De "la santísima Lea", como la llama san Jerónimo, sólo
sabemos lo que él mismo nos dice en una especie de elogio fúnebre que incluyó
en una de sus cartas. Era una matrona romana que al enviudar - quizá joven aún
- renunció al mundo para ingresar en una comunidad religiosa de la que llegó a
ser superiora, llevando siempre una vida ejemplarísima.
Estas son las palabras insustituibles de san Jerónimo:
«De un modo tan completo se convirtió a Dios, que mereció ser cabeza
de su monasterio y madre de vírgenes; después de llevar blandas vestiduras,
mortificó su cuerpo vistiendo sacos; pasaba las noches en oración y enseñaba a
sus compañeras más con el ejemplo que con sus palabras».

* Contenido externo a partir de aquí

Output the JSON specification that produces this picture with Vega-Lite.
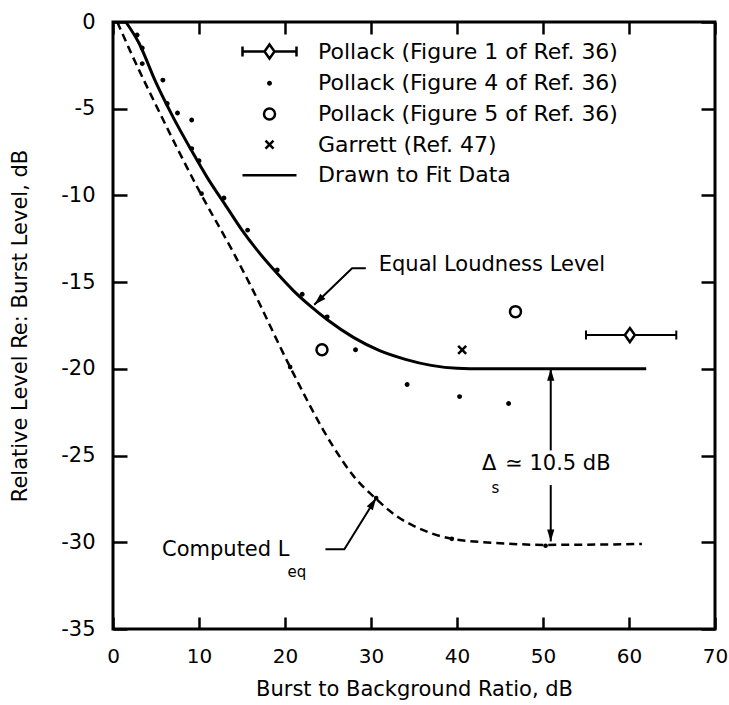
{
  "$schema": "https://vega.github.io/schema/vega-lite/v6.json",
  "width": 602,
  "height": 607,
  "autosize": {"type": "none"},
  "padding": {"left": 113, "top": 22, "right": 14, "bottom": 76},
  "background": "white",
  "config": {
    "font": "DejaVu Sans",
    "view": {"stroke": "black", "strokeWidth": 3},
    "axis": {
      "domain": false, "grid": false,
      "labelFont": "DejaVu Sans", "labelFontSize": 21, "labelColor": "black", "labelFlush": false,
      "tickColor": "black", "tickWidth": 2.5,
      "titleFont": "DejaVu Sans", "titleFontSize": 21, "titleFontWeight": "normal", "titleColor": "black"
    },
    "text": {"font": "DejaVu Sans", "color": "black"}
  },
  "datasets": {
    "fit": [
      {"x": 1.5, "y": 0}, {"x": 3, "y": -1.2}, {"x": 5, "y": -3.5}, {"x": 7, "y": -5.5},
      {"x": 9, "y": -7.3}, {"x": 11, "y": -9.0}, {"x": 13, "y": -10.5}, {"x": 15, "y": -12.0},
      {"x": 17, "y": -13.3}, {"x": 19, "y": -14.45}, {"x": 21, "y": -15.5}, {"x": 23, "y": -16.4},
      {"x": 25, "y": -17.2}, {"x": 28, "y": -18.2}, {"x": 31, "y": -18.95}, {"x": 34, "y": -19.45},
      {"x": 37, "y": -19.8}, {"x": 40, "y": -19.97}, {"x": 43, "y": -20}, {"x": 62, "y": -20}
    ],
    "computed": [
      {"x": 0.5, "y": 0}, {"x": 2.3, "y": -2.0}, {"x": 5, "y": -4.8}, {"x": 10.2, "y": -9.9},
      {"x": 13.9, "y": -13.2}, {"x": 15.9, "y": -15.1}, {"x": 20.6, "y": -19.9}, {"x": 25.5, "y": -24.4},
      {"x": 28, "y": -26.2}, {"x": 30.6, "y": -27.5}, {"x": 33, "y": -28.5}, {"x": 35.6, "y": -29.2},
      {"x": 39.4, "y": -29.8}, {"x": 45, "y": -30.05}, {"x": 50.3, "y": -30.15}, {"x": 61.5, "y": -30.1}
    ],
    "computedPoints": [
      {"x": 10.3, "y": -9.9}, {"x": 20.6, "y": -19.9}, {"x": 30.6, "y": -27.45}, {"x": 39.4, "y": -29.8}, {"x": 50.3, "y": -30.2}
    ],
    "points": [
      {"series": "Pollack (Figure 4 of Ref. 36)", "x": 2.8, "y": -0.75},
      {"series": "Pollack (Figure 4 of Ref. 36)", "x": 3.4, "y": -1.5},
      {"series": "Pollack (Figure 4 of Ref. 36)", "x": 3.4, "y": -2.4},
      {"series": "Pollack (Figure 4 of Ref. 36)", "x": 5.8, "y": -3.35},
      {"series": "Pollack (Figure 4 of Ref. 36)", "x": 6.3, "y": -4.7},
      {"series": "Pollack (Figure 4 of Ref. 36)", "x": 7.5, "y": -5.25},
      {"series": "Pollack (Figure 4 of Ref. 36)", "x": 9.15, "y": -5.65},
      {"series": "Pollack (Figure 4 of Ref. 36)", "x": 9.15, "y": -7.3},
      {"series": "Pollack (Figure 4 of Ref. 36)", "x": 10.0, "y": -8.0},
      {"series": "Pollack (Figure 4 of Ref. 36)", "x": 12.9, "y": -10.15},
      {"series": "Pollack (Figure 4 of Ref. 36)", "x": 15.65, "y": -12.0},
      {"series": "Pollack (Figure 4 of Ref. 36)", "x": 19.1, "y": -14.3},
      {"series": "Pollack (Figure 4 of Ref. 36)", "x": 22.0, "y": -15.7},
      {"series": "Pollack (Figure 4 of Ref. 36)", "x": 24.9, "y": -17.0},
      {"series": "Pollack (Figure 4 of Ref. 36)", "x": 28.2, "y": -18.9},
      {"series": "Pollack (Figure 4 of Ref. 36)", "x": 34.2, "y": -20.9},
      {"series": "Pollack (Figure 4 of Ref. 36)", "x": 40.3, "y": -21.6},
      {"series": "Pollack (Figure 4 of Ref. 36)", "x": 46.0, "y": -22.0},
      {"series": "Pollack (Figure 5 of Ref. 36)", "x": 24.3, "y": -18.9},
      {"series": "Pollack (Figure 5 of Ref. 36)", "x": 46.8, "y": -16.7},
      {"series": "Garrett (Ref. 47)", "x": 40.6, "y": -18.9}
    ],
    "fig1": [
      {"x": 60.1, "y": -18.05, "xlo": 55.0, "xhi": 65.5}
    ],
    "labels": [
      {"x": 30.9, "y": -14.0, "text": "Equal Loudness Level"},
      {"x": 5.7, "y": -30.45, "text": "Computed L"},
      {"x": 42.9, "y": -25.5, "text": "Δ"},
      {"x": 45.6, "y": -25.5, "text": "≃ 10.5 dB"}
    ],
    "subscripts": [
      {"x": 20.3, "y": -31.7, "text": "eq"},
      {"x": 44.0, "y": -26.85, "text": "s"}
    ],
    "leaders": [
      {"leader": "A", "order": 1, "x": 29.4, "y": -14.2},
      {"leader": "A", "order": 2, "x": 27.8, "y": -14.2},
      {"leader": "A", "order": 3, "x": 23.4, "y": -16.3},
      {"leader": "B", "order": 1, "x": 24.7, "y": -30.4},
      {"leader": "B", "order": 2, "x": 26.9, "y": -30.4},
      {"leader": "B", "order": 3, "x": 30.6, "y": -27.45},
      {"leader": "C", "order": 1, "x": 50.9, "y": -20.0},
      {"leader": "C", "order": 2, "x": 50.9, "y": -24.7},
      {"leader": "D", "order": 1, "x": 50.9, "y": -26.7},
      {"leader": "D", "order": 2, "x": 50.9, "y": -29.95}
    ],
    "arrowheads": [
      {"arrow": "A", "x": 23.4, "y": -16.3},
      {"arrow": "B", "x": 30.6, "y": -27.45},
      {"arrow": "C", "x": 50.9, "y": -20.0},
      {"arrow": "D", "x": 50.9, "y": -29.95}
    ]
  },
  "layer": [
    {
      "data": {"name": "fit"},
      "mark": {"type": "line", "color": "black", "strokeWidth": 3, "interpolate": "monotone"},
      "encoding": {
        "x": {"field": "x", "type": "quantitative", "scale": {"domain": [0, 70], "nice": false, "zero": false},
          "axis": {"orient": "bottom", "values": [0, 10, 20, 30, 40, 50, 60, 70], "tickSize": -12, "labelPadding": 29, "labelFontSize": 20,
            "title": "Burst to Background Ratio, dB", "titlePadding": 12}},
        "y": {"field": "y", "type": "quantitative", "scale": {"domain": [-35, 0], "nice": false, "zero": false},
          "axis": {"orient": "left", "values": [0, -5, -10, -15, -20, -25, -30, -35], "tickSize": -14, "labelPadding": 32,
            "labelExpr": "datum.value == 0 ? '0' : '-' + abs(datum.value)",
            "title": "Relative Level Re: Burst Level, dB", "titlePadding": 30}}
      }
    },
    {
      "data": {"name": "computed"},
      "mark": {"type": "line", "color": "black", "strokeWidth": 2.5, "strokeDash": [8, 5], "interpolate": "monotone"},
      "encoding": {
        "x": {"field": "x", "type": "quantitative",
          "axis": {"orient": "top", "values": [0, 10, 20, 30, 40, 50, 60, 70], "tickSize": -12, "labels": false, "title": null}},
        "y": {"field": "y", "type": "quantitative",
          "axis": {"orient": "right", "values": [0, -5, -10, -15, -20, -25, -30, -35], "tickSize": -14, "labels": false, "title": null}}
      }
    },
    {
      "data": {"name": "computedPoints"},
      "mark": {"type": "circle", "color": "black", "size": 22, "opacity": 1},
      "encoding": {
        "x": {"field": "x", "type": "quantitative", "axis": null},
        "y": {"field": "y", "type": "quantitative", "axis": null}
      }
    },
    {
      "data": {"name": "leaders"},
      "mark": {"type": "line", "color": "black", "strokeWidth": 2},
      "encoding": {
        "x": {"field": "x", "type": "quantitative", "axis": null},
        "y": {"field": "y", "type": "quantitative", "axis": null},
        "detail": {"field": "leader"},
        "order": {"field": "order"}
      }
    },
    {
      "data": {"name": "arrowheads"},
      "transform": [{"filter": "datum.arrow == 'A'"}],
      "mark": {"type": "point", "shape": "M0,0L0.6,2L-0.6,2Z", "size": 144, "filled": true, "color": "black", "opacity": 1, "angle": 226},
      "encoding": {
        "x": {"field": "x", "type": "quantitative", "axis": null},
        "y": {"field": "y", "type": "quantitative", "axis": null}
      }
    },
    {
      "data": {"name": "arrowheads"},
      "transform": [{"filter": "datum.arrow == 'B'"}],
      "mark": {"type": "point", "shape": "M0,0L0.6,2L-0.6,2Z", "size": 144, "filled": true, "color": "black", "opacity": 1, "angle": 32},
      "encoding": {
        "x": {"field": "x", "type": "quantitative", "axis": null},
        "y": {"field": "y", "type": "quantitative", "axis": null}
      }
    },
    {
      "data": {"name": "arrowheads"},
      "transform": [{"filter": "datum.arrow == 'C'"}],
      "mark": {"type": "point", "shape": "M0,0L0.6,2L-0.6,2Z", "size": 144, "filled": true, "color": "black", "opacity": 1, "angle": 0},
      "encoding": {
        "x": {"field": "x", "type": "quantitative", "axis": null},
        "y": {"field": "y", "type": "quantitative", "axis": null}
      }
    },
    {
      "data": {"name": "arrowheads"},
      "transform": [{"filter": "datum.arrow == 'D'"}],
      "mark": {"type": "point", "shape": "M0,0L0.6,2L-0.6,2Z", "size": 144, "filled": true, "color": "black", "opacity": 1, "angle": 180},
      "encoding": {
        "x": {"field": "x", "type": "quantitative", "axis": null},
        "y": {"field": "y", "type": "quantitative", "axis": null}
      }
    },
    {
      "data": {"name": "fig1"},
      "mark": {"type": "rule", "color": "black", "strokeWidth": 2},
      "encoding": {
        "x": {"field": "xlo", "type": "quantitative", "axis": null},
        "x2": {"field": "xhi"},
        "y": {"field": "y", "type": "quantitative", "axis": null}
      }
    },
    {
      "data": {"name": "fig1"},
      "mark": {"type": "point", "shape": "M0,-1V1", "size": 81, "filled": false, "stroke": "black", "strokeWidth": 2, "opacity": 1},
      "encoding": {
        "x": {"field": "xlo", "type": "quantitative", "axis": null},
        "y": {"field": "y", "type": "quantitative", "axis": null}
      }
    },
    {
      "data": {"name": "fig1"},
      "mark": {"type": "point", "shape": "M0,-1V1", "size": 81, "filled": false, "stroke": "black", "strokeWidth": 2, "opacity": 1},
      "encoding": {
        "x": {"field": "xhi", "type": "quantitative", "axis": null},
        "y": {"field": "y", "type": "quantitative", "axis": null}
      }
    },
    {
      "data": {"name": "fig1"},
      "mark": {"type": "point", "shape": "M0,-0.7L0.5,0L0,0.7L-0.5,0Z", "size": 400, "filled": true, "fill": "white", "stroke": "black", "strokeWidth": 2.5, "opacity": 1},
      "encoding": {
        "x": {"field": "x", "type": "quantitative", "axis": null},
        "y": {"field": "y", "type": "quantitative", "axis": null}
      }
    },
    {
      "data": {"name": "points"},
      "mark": {"type": "point", "filled": false, "stroke": "black", "strokeWidth": 2.5, "size": 400, "opacity": 1},
      "encoding": {
        "x": {"field": "x", "type": "quantitative", "axis": null},
        "y": {"field": "y", "type": "quantitative", "axis": null},
        "shape": {
          "field": "series", "type": "nominal",
          "scale": {
            "domain": ["Pollack (Figure 1 of Ref. 36)", "Pollack (Figure 4 of Ref. 36)", "Pollack (Figure 5 of Ref. 36)", "Garrett (Ref. 47)", "Drawn to Fit Data"],
            "range": [
              "M-2.7,0H-0.5M0.5,0H2.7M-2.7,-0.5V0.5M2.7,-0.5V0.5M0,-0.7L0.5,0L0,0.7L-0.5,0Z",
              "M0.12,0A0.12,0.12,0,1,1,-0.12,0A0.12,0.12,0,1,1,0.12,0Z",
              "M0.55,0A0.55,0.55,0,1,1,-0.55,0A0.55,0.55,0,1,1,0.55,0Z",
              "M-0.4,-0.4L0.4,0.4M-0.4,0.4L0.4,-0.4",
              "M-2.7,0H2.7"
            ]
          },
          "legend": {
            "title": null, "orient": "none", "legendX": 145, "legendY": 18, "padding": 0,
            "labelFont": "DejaVu Sans", "labelFontSize": 22, "labelColor": "black", "labelLimit": 0,
            "symbolSize": 400, "symbolStrokeWidth": 2.5, "symbolStrokeColor": "black", "symbolFillColor": "transparent",
            "labelOffset": 37, "rowPadding": 7.7
          }
        }
      }
    },
    {
      "data": {"name": "labels"},
      "mark": {"type": "text", "align": "left", "baseline": "middle", "fontSize": 21, "font": "DejaVu Sans", "color": "black"},
      "encoding": {
        "x": {"field": "x", "type": "quantitative", "axis": null},
        "y": {"field": "y", "type": "quantitative", "axis": null},
        "text": {"field": "text"}
      }
    },
    {
      "data": {"name": "subscripts"},
      "mark": {"type": "text", "align": "left", "baseline": "middle", "fontSize": 15, "font": "DejaVu Sans", "color": "black"},
      "encoding": {
        "x": {"field": "x", "type": "quantitative", "axis": null},
        "y": {"field": "y", "type": "quantitative", "axis": null},
        "text": {"field": "text"}
      }
    }
  ],
  "resolve": {"axis": {"x": "independent", "y": "independent"}}
}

«Fue tan grande su humildad y sumisión, que la que había sido señora
de tantos criados parecía ahora criada de todos; aunque tanto más era sierva de
Cristo cuanto menos era tenida por señora de hombres. Su vestido era pobre y
sin ningún esmero, comía cualquier cosa, llevaba los cabellos sin peinar, pero
todo eso de tal manera que huía en todo la ostentación».
No sabemos más de esta dama penitente, cuyo recuerdo sólo pervive en
las frases que hemos citado de san Jerónimo. La Roma en la que fue una rica
señora de alcurnia no tardaría en desaparecer asolada por los bárbaros, y Lea,
«cuya vida era tenida por todos como un desatino», llega hasta nosotros con su
áspero perfume de santidad que desafía al tiempo.